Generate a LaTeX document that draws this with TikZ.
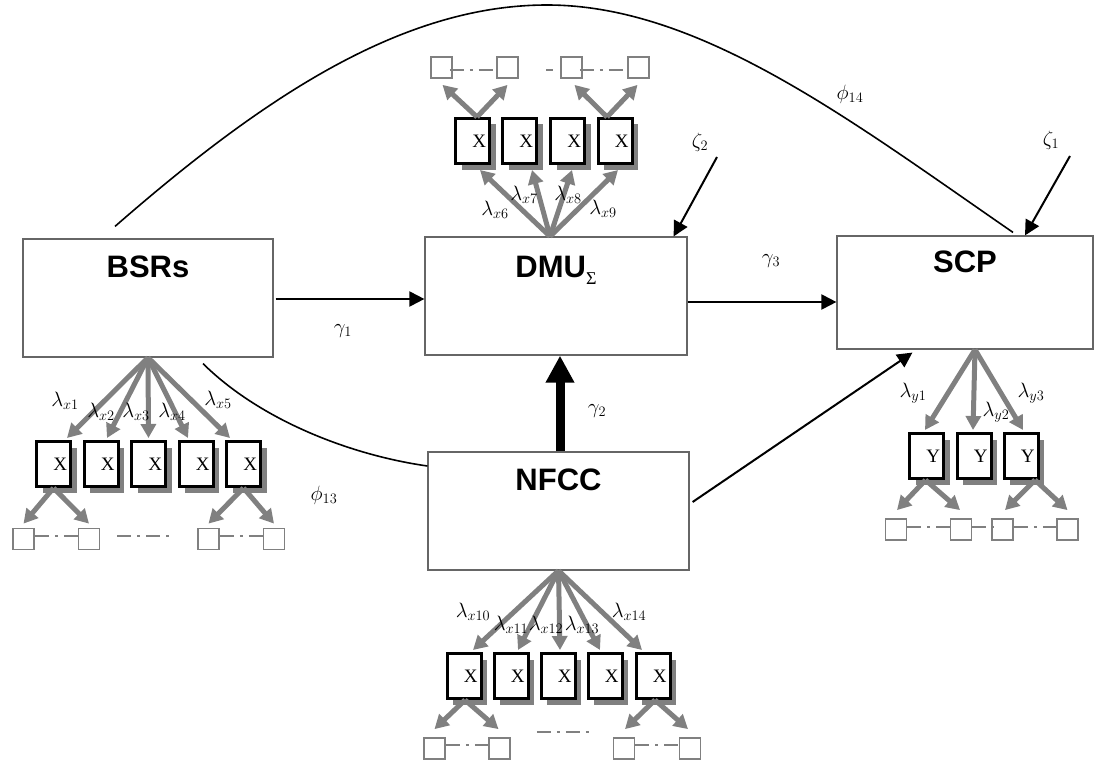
\documentclass[tikz,border=0pt]{standalone}
\usepackage{fontspec}
\setmainfont{Liberation Serif}
\newfontfamily\hv{Liberation Sans}
\usetikzlibrary{arrows.meta,calc,shadows}
\begin{document}
\begin{tikzpicture}[x=1pt,y=-1pt,
  lat/.style={draw=black!60, line width=1.2pt, inner sep=0, fill=white},
  ttl/.style={font=\hv\bfseries\fontsize{31}{33}\selectfont, inner sep=0, anchor=base},
  ind/.style={draw=black, line width=3pt, fill=white, minimum width=34pt, minimum height=45pt, inner sep=0, font=\fontsize{19}{20}\selectfont, drop shadow={shadow xshift=6pt, shadow yshift=-6pt, fill=gray, opacity=1}},
  sq/.style={draw=gray, line width=1.8pt, fill=white, minimum size=21pt, inner sep=0},
  ld/.style={draw=gray, line width=5pt, -{Triangle[length=14pt,width=15pt]}},
  dd/.style={draw=gray, line width=1.5pt, dash pattern=on 14pt off 6pt on 3pt off 6pt},
  pa/.style={draw=black, line width=2pt, -{Triangle[length=15pt,width=15pt]}},
  lab/.style={font=\fontsize{20.74}{22}\selectfont, inner sep=0},
  cur/.style={draw=black, line width=1.6pt}
]
\useasboundingbox (0,0) rectangle (1094,773);

% latent variables
\node[lat, minimum width=250pt, minimum height=118pt] (bsr) at (148,298) {};
\node[lat, minimum width=262pt, minimum height=118pt] (dmu) at (556,296) {};
\node[lat, minimum width=256pt, minimum height=113pt] (scp) at (965,292.5) {};
\node[lat, minimum width=261pt, minimum height=118pt] (nfcc) at (558.5,511) {};

\node[ttl] (tbsr) at (148,277) {BSRs};
\node[ttl] (tdmu) at (556,277) {DMU\raisebox{-7pt}{\rmfamily\mdseries\fontsize{18}{18}\selectfont Σ}};
\node[ttl] (tscp) at (965,272) {SCP};
\node[ttl] (tnfcc) at (558.5,490) {NFCC};

% indicators BSRs
\foreach \i/\x in {1/53.5,2/101,3/148.5,4/196,5/243.5}
  \node[ind] (bx\i) at (\x,464) {\makebox[27pt][r]{X}};
\foreach \i/\x in {1/23.5,2/89,3/208.5,4/274}
  \node[sq] (bs\i) at (\x,539) {};
\foreach \i/\dx in {1/13.5,2/6,3/0,4/-8,5/-13.5}
  \draw[ld] (bsr.south) -- ($(bx\i.north)+(\dx,-2)$);
\draw[ld] (bx1.south) -- ($(bs1.north)+(0,-4)$);
\draw[ld] (bx1.south) -- ($(bs2.north)+(0,-4)$);
\draw[ld] (bx5.south) -- ($(bs3.north)+(0,-4)$);
\draw[ld] (bx5.south) -- ($(bs4.north)+(0,-4)$);
\draw[dd] ($(bs1.east)+(0,-3)$) -- ($(bs2.west)+(4,-3)$);
\draw[dd] ($(bs2.east)+(17,-3)$) -- ($(bs3.west)+(-27,-3)$);
\draw[dd] ($(bs3.east)+(0,-3)$) -- ($(bs4.west)+(4,-3)$);

% indicators DMU
\foreach \i/\x in {1/472.5,2/519.5,3/567.5,4/615}
  \node[ind] (dx\i) at (\x,141) {\makebox[27pt][r]{X}};
\foreach \i/\x in {1/441.5,2/507.5,3/571.5,4/638.5}
  \node[sq] (ds\i) at (\x,67.5) {};
\foreach \i/\dx in {1/7.5,2/12.5,3/4.5,4/3}
  \draw[ld] ($(dmu.north)+(-6,0)$) -- ($(dx\i.south)+(\dx,5)$);
\draw[ld] ($(dx1.north)+(4.5,0)$) -- ($(ds1.south)+(1,6)$);
\draw[ld] ($(dx1.north)+(4.5,0)$) -- ($(ds2.south)+(0,6)$);
\draw[ld] ($(dx4.north)+(-8,0)$) -- ($(ds3.south)+(3,6)$);
\draw[ld] ($(dx4.north)+(-8,0)$) -- ($(ds4.south)+(-1,6)$);
\draw[dd] ($(ds1.east)+(-3,2.5)$) -- ($(ds2.west)+(0,2.5)$);
\draw[gray, line width=1.5pt] ($(ds3.west)+(-14,2.5)$) -- ($(ds3.west)+(-7,2.5)$);
\draw[dd] ($(ds3.east)+(-3,2.5)$) -- ($(ds4.west)+(0,2.5)$);

% indicators NFCC
\foreach \i/\x in {1/464,2/511,3/558,4/605,5/653}
  \node[ind] (nx\i) at (\x,676) {\makebox[27pt][r]{X}};
\foreach \i/\x in {1/434.5,2/499.5,3/624,4/690}
  \node[sq] (ns\i) at (\x,748.5) {};
\foreach \i/\dx in {1/9,2/7,3/2,4/-5,5/-11}
  \draw[ld] (nfcc.south) -- ($(nx\i.north)+(\dx,-2)$);
\draw[ld] ($(nx1.south)+(1,0)$) -- ($(ns1.north)+(0,-8)$);
\draw[ld] ($(nx1.south)+(1,0)$) -- ($(ns2.north)+(-1,-8)$);
\draw[ld] ($(nx5.south)+(2,0)$) -- ($(ns3.north)+(1,-8)$);
\draw[ld] ($(nx5.south)+(2,0)$) -- ($(ns4.north)+(-2,-8)$);
\draw[dd] ($(ns1.east)+(0,-3.5)$) -- ($(ns2.west)+(4,-3.5)$);
\draw[dd] ($(ns2.east)+(26,-16.5)$) -- ($(ns3.west)+(-24,-16.5)$);
\draw[dd] ($(ns3.east)+(0,-3.5)$) -- ($(ns4.west)+(4,-3.5)$);

% indicators SCP
\foreach \i/\x in {1/926.5,2/974,3/1021}
  \node[ind] (yx\i) at (\x,456) {\makebox[27pt][r]{Y}};
\foreach \i/\x in {1/896,2/961,3/1002.5,4/1067.5}
  \node[sq] (ys\i) at (\x,529.5) {};
\foreach \i/\dx in {1/-1.5,2/-1,3/2}
  \draw[ld] ($(scp.south)+(10,0)$) -- ($(yx\i.north)+(\dx,-2)$);
\draw[ld] ($(yx1.south)+(-1,0)$) -- ($(ys1.north)+(1,-8)$);
\draw[ld] ($(yx1.south)+(-1,0)$) -- ($(ys2.north)+(-1,-8)$);
\draw[ld] ($(yx3.south)+(14,0)$) -- ($(ys3.north)+(2.5,-8)$);
\draw[ld] ($(yx3.south)+(14,0)$) -- ($(ys4.north)+(0,-8)$);
\draw[dd] ($(ys1.east)+(0,-2.5)$) -- ($(ys2.west)+(3,-2.5)$);
\draw[dd] ($(ys2.east)+(0,-2.5)$) -- ($(ys3.west)+(3,-2.5)$);
\draw[dd] ($(ys3.east)+(0,-2.5)$) -- ($(ys4.west)+(3,-2.5)$);

% structural paths
\draw[pa] ($(bsr.east)+(2,1)$) -- ($(dmu.west)+(0,3)$);
\draw[pa] ($(dmu.east)+(0,6)$) -- ($(scp.west)+(0,9.5)$);
\draw[line width=9pt, -{Triangle[length=27pt,width=27pt]}] ($(nfcc.north)+(1.5,0)$) -- ($(dmu.south)+(4,0)$);
\draw[pa] ($(nfcc.east)+(3,-9)$) -- ($(scp.south west)+(76,3)$);

% disturbances
\node[lab] (zeta2) at (700,142) {$\zeta_2$};
\coordinate (z2a) at (717,157);
\draw[pa] (z2a) -- ($(dmu.north east)+(-14,0)$);
\node[lab] (zeta1) at (1051,140) {$\zeta_1$};
\coordinate (z1a) at (1070,156);
\draw[pa] (z1a) -- ($(scp.north)+(60,0)$);

% covariances
\coordinate (c14a) at ($(bsr.north)+(-33,-12)$);
\coordinate (c14b) at ($(scp.north)+(48,-3)$);
\draw[cur] (c14a) .. controls (260,100) and (400,5) .. (547,5) .. controls (700,5) and (850,120) .. (c14b);
\coordinate (c13a) at ($(bsr.south)+(55,6)$);
\coordinate (c13b) at ($(nfcc.west)+(0,-45)$);
\draw[cur] (c13a) .. controls (260,420) and (350,455) .. (c13b);

% labels
\node[lab] (g1) at (343,331) {$\gamma_1$};
\node[lab] (g2) at (597,411) {$\gamma_2$};
\node[lab] (g3) at (771,261) {$\gamma_3$};
\node[lab] (p14) at (850,94) {$\phi_{14}$};
\node[lab] (p13) at (324,495) {$\phi_{13}$};
\node[lab] (l1) at (65,401) {$\lambda_{x1}$};
\node[lab] (l2) at (101,412) {$\lambda_{x2}$};
\node[lab] (l3) at (136,412) {$\lambda_{x3}$};
\node[lab] (l4) at (172,412) {$\lambda_{x4}$};
\node[lab] (l5) at (218,400) {$\lambda_{x5}$};
\node[lab] (l6) at (495,210) {$\lambda_{x6}$};
\node[lab] (l7) at (524,195) {$\lambda_{x7}$};
\node[lab] (l8) at (568,195) {$\lambda_{x8}$};
\node[lab] (l9) at (603,209) {$\lambda_{x9}$};
\node[lab] (l10) at (473,612) {$\lambda_{x10}$};
\node[lab] (l11) at (511,625) {$\lambda_{x11}$};
\node[lab] (l12) at (546,625) {$\lambda_{x12}$};
\node[lab] (l13) at (582,625) {$\lambda_{x13}$};
\node[lab] (l14) at (629,612) {$\lambda_{x14}$};
\node[lab] (ly1) at (913,393) {$\lambda_{y1}$};
\node[lab] (ly2) at (996,412) {$\lambda_{y2}$};
\node[lab] (ly3) at (1031,393) {$\lambda_{y3}$};
\end{tikzpicture}
\end{document}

++++++++++++++++++++

▶ **YOUR TASK**: In the data above, please extract the lines from the first one through the line with "minimum width=261pt, minimum", exactly, and keep pictures out.

▶ **PROBLEM SOLUTION**:
Generate a LaTeX document that draws this with TikZ.
\documentclass[tikz,border=0pt]{standalone}
\usepackage{fontspec}
\setmainfont{Liberation Serif}
\newfontfamily\hv{Liberation Sans}
\usetikzlibrary{arrows.meta,calc,shadows}
\begin{document}
\begin{tikzpicture}[x=1pt,y=-1pt,
  lat/.style={draw=black!60, line width=1.2pt, inner sep=0, fill=white},
  ttl/.style={font=\hv\bfseries\fontsize{31}{33}\selectfont, inner sep=0, anchor=base},
  ind/.style={draw=black, line width=3pt, fill=white, minimum width=34pt, minimum height=45pt, inner sep=0, font=\fontsize{19}{20}\selectfont, drop shadow={shadow xshift=6pt, shadow yshift=-6pt, fill=gray, opacity=1}},
  sq/.style={draw=gray, line width=1.8pt, fill=white, minimum size=21pt, inner sep=0},
  ld/.style={draw=gray, line width=5pt, -{Triangle[length=14pt,width=15pt]}},
  dd/.style={draw=gray, line width=1.5pt, dash pattern=on 14pt off 6pt on 3pt off 6pt},
  pa/.style={draw=black, line width=2pt, -{Triangle[length=15pt,width=15pt]}},
  lab/.style={font=\fontsize{20.74}{22}\selectfont, inner sep=0},
  cur/.style={draw=black, line width=1.6pt}
]
\useasboundingbox (0,0) rectangle (1094,773);

% latent variables
\node[lat, minimum width=250pt, minimum height=118pt] (bsr) at (148,298) {};
\node[lat, minimum width=262pt, minimum height=118pt] (dmu) at (556,296) {};
\node[lat, minimum width=256pt, minimum height=113pt] (scp) at (965,292.5) {};
\node[lat, minimum width=261pt, minimum height=118pt] (nfcc) at (558.5,511) {};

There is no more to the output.